Questa, in un Paese normale, sarebbe la conclusione della conversazione. Ma in Sicilia esistono altre risorse, ben più efficaci del rispetto della legge.
Rosa, dunque, si gioca la carta che le resta: dice di “essere mandata” dallo “zio” Carlo Minà, evidentemente un notabile locale molto “’ntisu” (cioè influente e potente).
A questo punto il funzionario cambia radicalmente; gli resta però ancora un dubbio: di Carlo Minà ne esistono due, evidentemente omonimi, “’u grùossu” e “’u nicu” (presumibilmente padre e figlio); quale dei due sta “segnalando” Rosa alla sua attenzione? Chiede quindi ragguagli in merito.
La donna, “scorata”, biascica con rammarico la risposta che teme insufficiente: “’u nicu”.
Ma anche il notabile “nicu” va benissimo all’impiegato: “Puru buonu è”.
Sicché la pratica, che doveva attendere sei mesi, viene accelerata drasticamente e miracolosamente, finendo per richiedere soltanto un’attesa di “’na menz’urata”, cioè di soli trenta minuti.

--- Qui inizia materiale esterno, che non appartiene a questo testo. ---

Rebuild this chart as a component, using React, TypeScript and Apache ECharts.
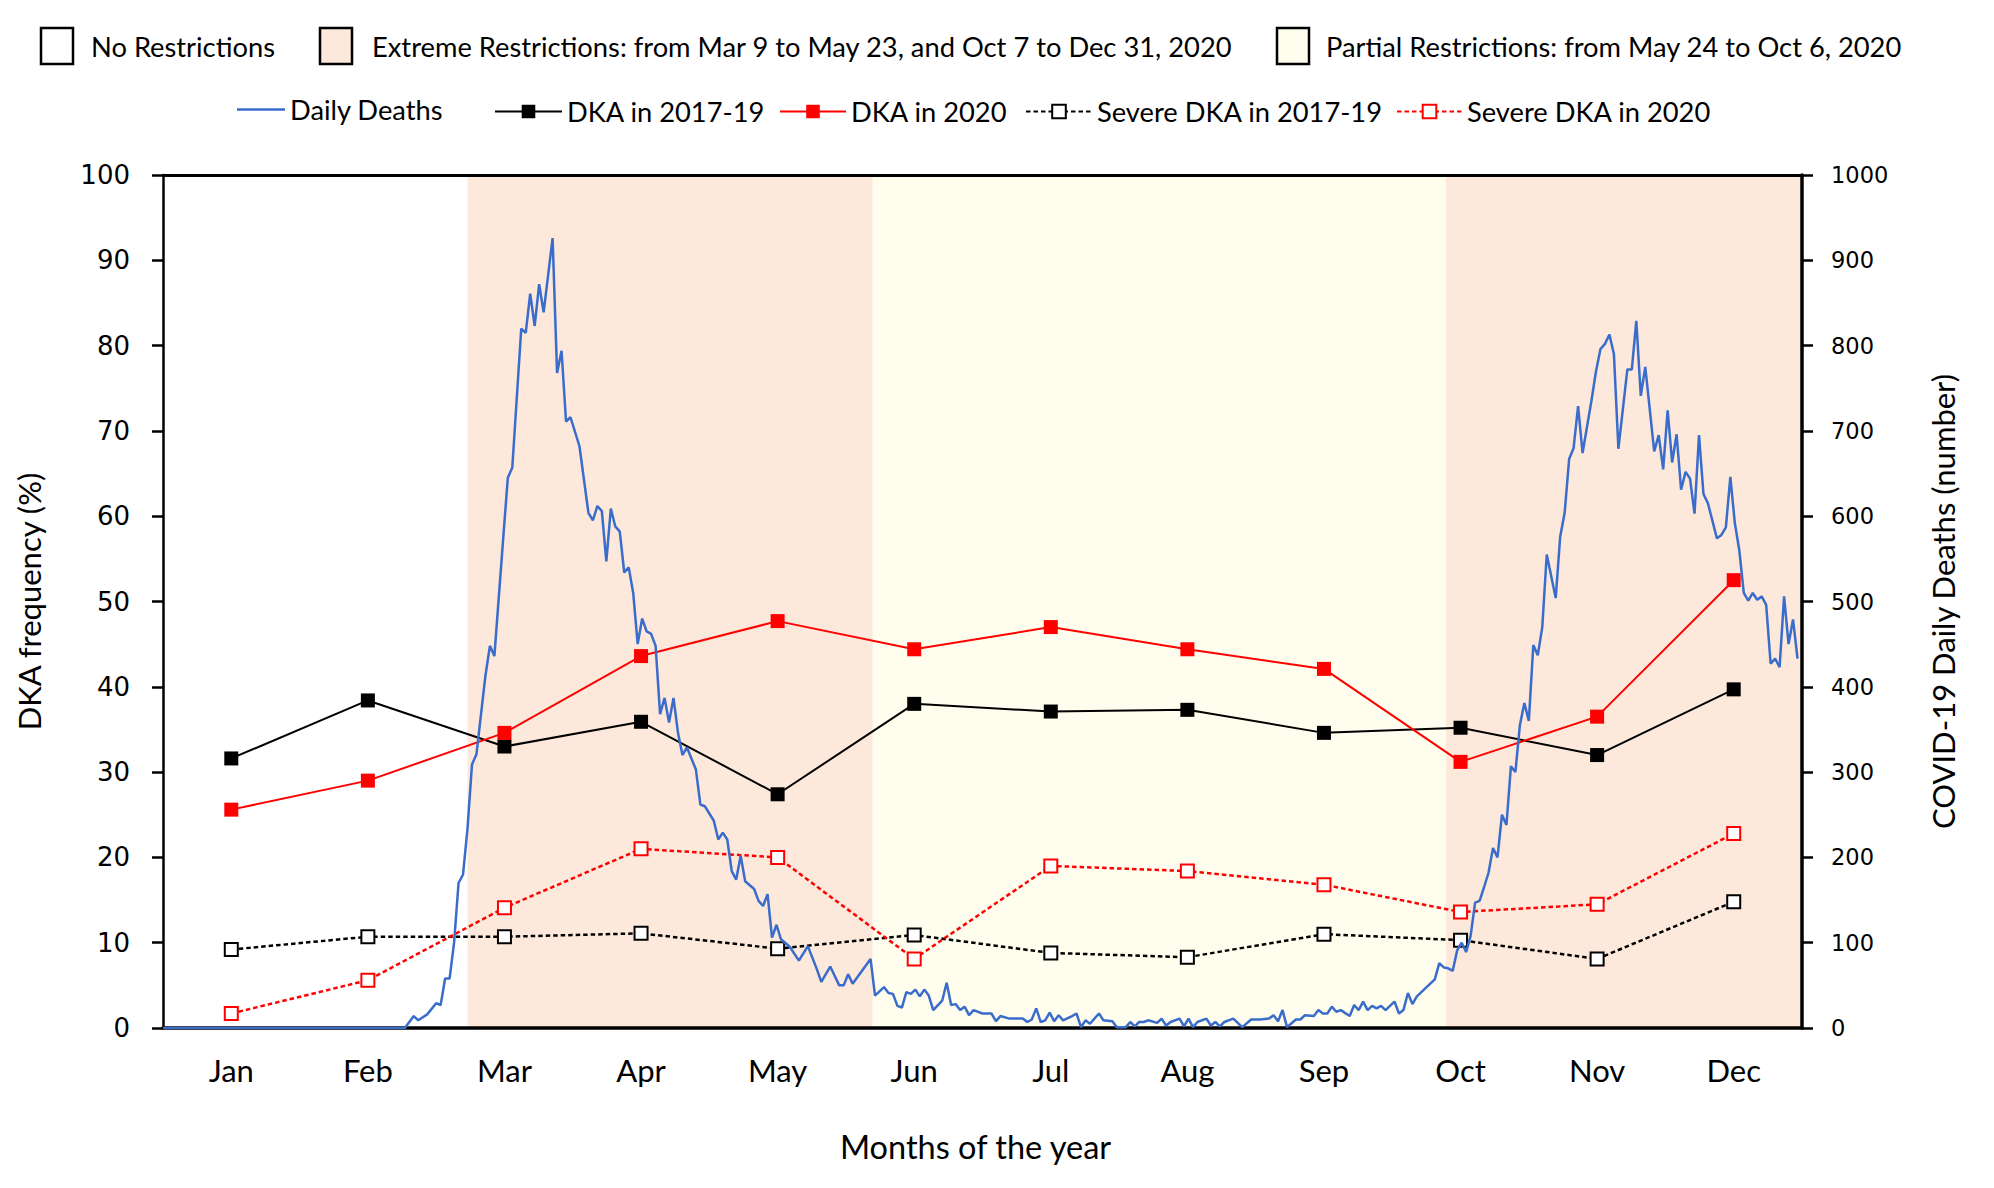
import React, { useEffect, useRef } from 'react';
import * as echarts from 'echarts';

const months = ['Jan', 'Feb', 'Mar', 'Apr', 'May', 'Jun', 'Jul', 'Aug', 'Sep', 'Oct', 'Nov', 'Dec'];
const dka201719 = [31.6, 38.4, 33.0, 35.9, 27.4, 38.0, 37.1, 37.3, 34.6, 35.2, 32.0, 39.7];
const dka2020 = [25.6, 29.0, 34.6, 43.6, 47.7, 44.4, 47.0, 44.4, 42.1, 31.2, 36.5, 52.5];
const severe201719 = [9.2, 10.7, 10.7, 11.1, 9.3, 10.9, 8.8, 8.3, 11.0, 10.3, 8.1, 14.8];
const severe2020 = [1.7, 5.6, 14.1, 21.0, 20.0, 8.1, 19.0, 18.4, 16.8, 13.6, 14.5, 22.8];

// [day of year (Jan 1 = 0), daily deaths]
const dailyDeaths: [number, number][] = [
  [0, 0], [54, 0], [56, 14], [57, 9], [59, 16], [61, 29], [62, 27], [63, 58], [64, 58], [65, 100],
  [66, 170], [67, 180], [68, 234], [69, 309], [70, 321], [72, 413], [73, 448], [74, 436], [76, 576],
  [77, 645], [78, 657], [80, 820], [81, 815], [82, 861], [83, 823], [84, 872], [85, 839], [87, 926],
  [88, 768], [89, 794], [90, 711], [91, 716], [93, 682], [95, 604], [96, 595], [97, 612], [98, 606],
  [99, 547], [100, 609], [101, 588], [102, 582], [103, 534], [104, 540], [105, 510], [106, 450],
  [107, 480], [108, 465], [109, 462], [110, 448], [111, 368], [112, 387], [113, 358], [114, 387],
  [115, 346], [116, 320], [117, 329], [118, 316], [119, 303], [120, 262], [121, 260], [123, 243],
  [124, 221], [125, 229], [126, 221], [127, 184], [128, 174], [129, 202], [130, 172], [132, 163],
  [133, 149], [134, 143], [135, 157], [136, 106], [137, 121], [138, 104], [140, 95], [142, 79],
  [144, 96], [146, 69], [147, 54], [149, 72], [151, 50], [152, 50], [153, 63], [154, 52], [158, 81],
  [159, 38], [161, 48], [162, 41], [163, 40], [164, 26], [165, 24], [166, 42], [167, 40], [168, 45],
  [169, 37], [170, 45], [171, 38], [172, 21], [174, 32], [175, 53], [176, 27], [177, 28], [178, 21],
  [179, 25], [180, 15], [181, 21], [183, 17], [185, 17], [186, 8], [187, 14], [189, 11], [192, 11],
  [193, 7], [194, 10], [195, 23], [196, 7], [197, 9], [198, 18], [199, 8], [200, 15], [201, 9],
  [203, 14], [204, 17], [205, 1], [206, 9], [207, 5], [209, 17], [210, 9], [212, 8], [213, 1],
  [215, 1], [216, 7], [217, 2], [218, 7], [219, 7], [220, 9], [222, 6], [223, 11], [224, 3], [225, 7],
  [227, 11], [228, 2], [229, 11], [230, 1], [231, 7], [233, 11], [234, 3], [235, 7], [236, 2],
  [237, 7], [239, 11], [241, 1], [243, 10], [245, 10], [247, 11], [248, 15], [249, 8], [250, 21],
  [251, 1], [253, 10], [254, 10], [255, 15], [257, 14], [258, 21], [259, 17], [260, 17], [261, 25],
  [262, 19], [263, 21], [265, 14], [266, 27], [267, 21], [268, 31], [269, 21], [270, 26], [271, 23],
  [272, 26], [273, 21], [275, 31], [276, 17], [277, 21], [278, 41], [279, 28], [280, 37], [283, 52],
  [284, 57], [285, 76], [286, 71], [287, 70], [288, 67], [289, 91], [290, 100], [291, 89], [292, 108],
  [293, 147], [294, 149], [295, 165], [296, 182], [297, 211], [298, 200], [299, 250], [300, 238],
  [301, 307], [302, 300], [303, 355], [304, 381], [305, 360], [306, 449], [307, 437], [308, 470],
  [309, 555], [311, 504], [312, 576], [313, 604], [314, 667], [315, 680], [316, 729], [317, 674],
  [319, 736], [320, 770], [321, 796], [322, 802], [323, 813], [324, 790], [325, 679], [327, 772],
  [328, 772], [329, 829], [330, 741], [331, 775], [333, 676], [334, 695], [335, 655], [336, 724],
  [337, 663], [338, 696], [339, 631], [340, 652], [341, 644], [342, 603], [343, 695], [344, 626],
  [345, 615], [347, 574], [348, 578], [349, 587], [350, 646], [351, 592], [352, 560], [353, 510],
  [354, 501], [355, 510], [356, 502], [357, 506], [358, 496], [359, 427], [360, 433], [361, 423],
  [362, 506], [363, 450], [364, 479], [365, 433],
];

// shaded restriction periods, in day-of-year units as drawn
const extremePeriods: [number, number][] = [[68, 158.5], [286.5, 366]];
const partialPeriods: [number, number][] = [[158.5, 286.5]];

const EXTREME = '#FDE9DB';
const PARTIAL = '#FFFDEE';
const BLUE = '#3A6DCB';
const RED = '#FF0000';
const SANS = 'Lato, "Noto Sans", sans-serif';
const NUM = '"DejaVu Sans", Verdana, sans-serif';

const restrictionLegend = [
  { label: 'No Restrictions', fill: '#FFFFFF' },
  { label: 'Extreme Restrictions: from Mar 9 to May 23, and Oct 7 to Dec 31, 2020', fill: EXTREME },
  { label: 'Partial Restrictions: from May 24 to Oct 6, 2020', fill: PARTIAL },
];

export default function App() {
  const ref = useRef<HTMLDivElement>(null);

  useEffect(() => {
    if (!ref.current) return;
    const chart = echarts.init(ref.current, null, { renderer: 'svg' });

    const boxX = [41, 320, 1277];
    const textX = [91, 372, 1326];
    const graphic: any[] = [];
    restrictionLegend.forEach((r, i) => {
      graphic.push({
        type: 'rect',
        shape: { x: boxX[i], y: 28, width: 32, height: 36 },
        style: { fill: r.fill, stroke: '#000', lineWidth: 2.5 },
      });
      graphic.push({
        type: 'text',
        x: textX[i],
        y: 46,
        style: { text: r.label, fontSize: 27.3, fontFamily: SANS, fill: '#000', verticalAlign: 'middle' },
      });
    });

    const legendText = { fontSize: 27.3, fontFamily: SANS, color: '#000' };
    const mkLegend = (name: any, left: number, w: number, h = 17) => ({
      data: [name],
      left,
      top: 98,
      itemWidth: w,
      itemHeight: h,
      itemGap: 0,
      padding: 0,
      selectedMode: false,
      textStyle: legendText,
    });

    const option: any = {
      animation: false,
      backgroundColor: '#fff',
      graphic,
      legend: [
        { ...mkLegend({ name: 'Daily Deaths', icon: 'rect' }, 237, 48, 2.5), top: 113 - 17 },
        mkLegend('DKA in 2017-19', 494, 67),
        mkLegend('DKA in 2020', 779, 66),
        mkLegend('Severe DKA in 2017-19', 1025, 66),
        mkLegend('Severe DKA in 2020', 1396, 65),
      ],
      grid: { left: 163, right: 192, top: 175, bottom: 160, containLabel: false },
      xAxis: [
        {
          type: 'category',
          data: months,
          boundaryGap: true,
          position: 'bottom',
          z: 1,
          axisLine: { show: true, lineStyle: { color: '#000', width: 3.5 } },
          axisTick: { show: false },
          axisLabel: { color: '#000', fontSize: 31, fontFamily: SANS, margin: 26 },
          splitLine: { show: false },
          name: 'Months of the year',
          nameLocation: 'middle',
          nameGap: 102,
          nameTextStyle: { color: '#000', fontSize: 32.5, fontFamily: SANS, padding: [0, 14, 0, 0] },
        },
        {
          type: 'value',
          min: 0,
          max: 366,
          position: 'top',
          z: 1,
          axisLine: { show: true, onZero: false, lineStyle: { color: '#000', width: 3 } },
          axisTick: { show: false },
          axisLabel: { show: false },
          splitLine: { show: false },
        },
      ],
      yAxis: [
        {
          type: 'value',
          min: 0,
          max: 100,
          interval: 10,
          position: 'left',
          z: 1,
          axisLine: { show: true, lineStyle: { color: '#000', width: 2.5 } },
          axisTick: { show: true, length: 11, lineStyle: { color: '#000', width: 2.5 } },
          axisLabel: { color: '#000', fontSize: 26, fontFamily: NUM, margin: 33 },
          splitLine: { show: false },
          name: 'DKA frequency (%)',
          nameLocation: 'middle',
          nameRotate: 90,
          nameGap: 119,
          nameTextStyle: { color: '#000', fontSize: 31, fontFamily: SANS },
        },
        {
          type: 'value',
          min: 0,
          max: 1000,
          interval: 100,
          position: 'right',
          z: 1,
          axisLine: { show: true, lineStyle: { color: '#000', width: 3.5 } },
          axisTick: { show: true, length: 11, lineStyle: { color: '#000', width: 2.5 } },
          axisLabel: {
            color: '#000',
            fontSize: 22.5,
            fontFamily: NUM,
            margin: 29,
            formatter: (v: number) => String(v),
          },
          splitLine: { show: false },
          name: 'COVID-19 Daily Deaths (number)',
          nameLocation: 'middle',
          nameRotate: 90,
          nameGap: 125,
          nameTextStyle: { color: '#000', fontSize: 31, fontFamily: SANS },
        },
      ],
      series: [
        {
          name: 'restrictions',
          type: 'line',
          xAxisIndex: 1,
          yAxisIndex: 1,
          data: [[0, 0], [366, 0]],
          symbol: 'none',
          lineStyle: { width: 0, opacity: 0 },
          silent: true,
          z: 0,
          markArea: {
            silent: true,
            data: [
              ...extremePeriods.map(([a, b]) => [
                { xAxis: a, itemStyle: { color: EXTREME } },
                { xAxis: b },
              ]),
              ...partialPeriods.map(([a, b]) => [
                { xAxis: a, itemStyle: { color: PARTIAL } },
                { xAxis: b },
              ]),
            ],
          },
        },
        {
          name: 'DKA in 2017-19',
          type: 'line',
          data: dka201719,
          symbol: 'rect',
          symbolSize: 14,
          z: 3,
          lineStyle: { color: '#000', width: 2 },
          itemStyle: { color: '#000' },
        },
        {
          name: 'DKA in 2020',
          type: 'line',
          data: dka2020,
          symbol: 'rect',
          symbolSize: 14,
          z: 3,
          lineStyle: { color: RED, width: 2 },
          itemStyle: { color: RED },
        },
        {
          name: 'Severe DKA in 2017-19',
          type: 'line',
          data: severe201719,
          symbol: 'rect',
          symbolSize: 13,
          z: 3,
          lineStyle: { color: '#000', width: 2.5, type: [4.5, 3] },
          itemStyle: { color: '#fff', borderColor: '#000', borderWidth: 2 },
        },
        {
          name: 'Severe DKA in 2020',
          type: 'line',
          data: severe2020,
          symbol: 'rect',
          symbolSize: 13,
          z: 3,
          lineStyle: { color: RED, width: 2.5, type: [4.5, 3] },
          itemStyle: { color: '#fff', borderColor: RED, borderWidth: 2 },
        },
        {
          name: 'Daily Deaths',
          type: 'line',
          xAxisIndex: 1,
          yAxisIndex: 1,
          data: dailyDeaths,
          symbol: 'none',
          z: 4,
          lineStyle: { color: BLUE, width: 2.5 },
          itemStyle: { color: BLUE },
        },
      ],
    };

    chart.setOption(option);
    return () => chart.dispose();
  }, []);

  return (
    <div
      ref={ref}
      style={{ position: 'fixed', left: 0, top: 0, width: '1994px', height: '1188px', background: '#fff' }}
    />
  );
}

Di scene del genere, negli anni che ho vissuto a Bagheria e poi qui a Palermo, ne ho viste innumerevoli.
I cittadini “normali” qui sono bistrattati, conculcati, ignorati e derisi.
Viceversa, i cittadini che “conoscono” qualcuno si vedono spalancare le porte che fino a un attimo prima erano, o “per legge” o per insostenibili pastoie burocratiche, ermeticamente chiuse.
Il bello è che nessuno trova intollerabile questo andazzo: anzi la prima cosa da fare, quando si deve affrontare un intoppo burocratico, è trovare qualcuno “conosciuto”, per ottenere il miracolo in tempi ragionevoli.
Il concetto è estendibile anche ad ambiti non burocratici: le “segnalazioni” sono indispensabili per ottenere un posto di lavoro, per affrontare un concorso, per ottenere una visita medica, persino (semplicemente) per ottenere un minimo di “attenzione”.
Qui la domanda più ricorrente, quando si deve affrontare un problema, è: “A cu canusciemu?” (“Chi conosciamo?”).
Su questo argomento, rinvio a un divertentissimo sketch del bravissimo attore Ernesto Maria Ponte sui “modi palermitani” (che a quelli “baariuoti” somigliano non poco…): https://www.youtube.com/watch?v=f4-B_6c2IvE).
E qui chiudiamo, non senza replicare la conclusione cui siamo arrivati ieri: “si può fare ben poco”.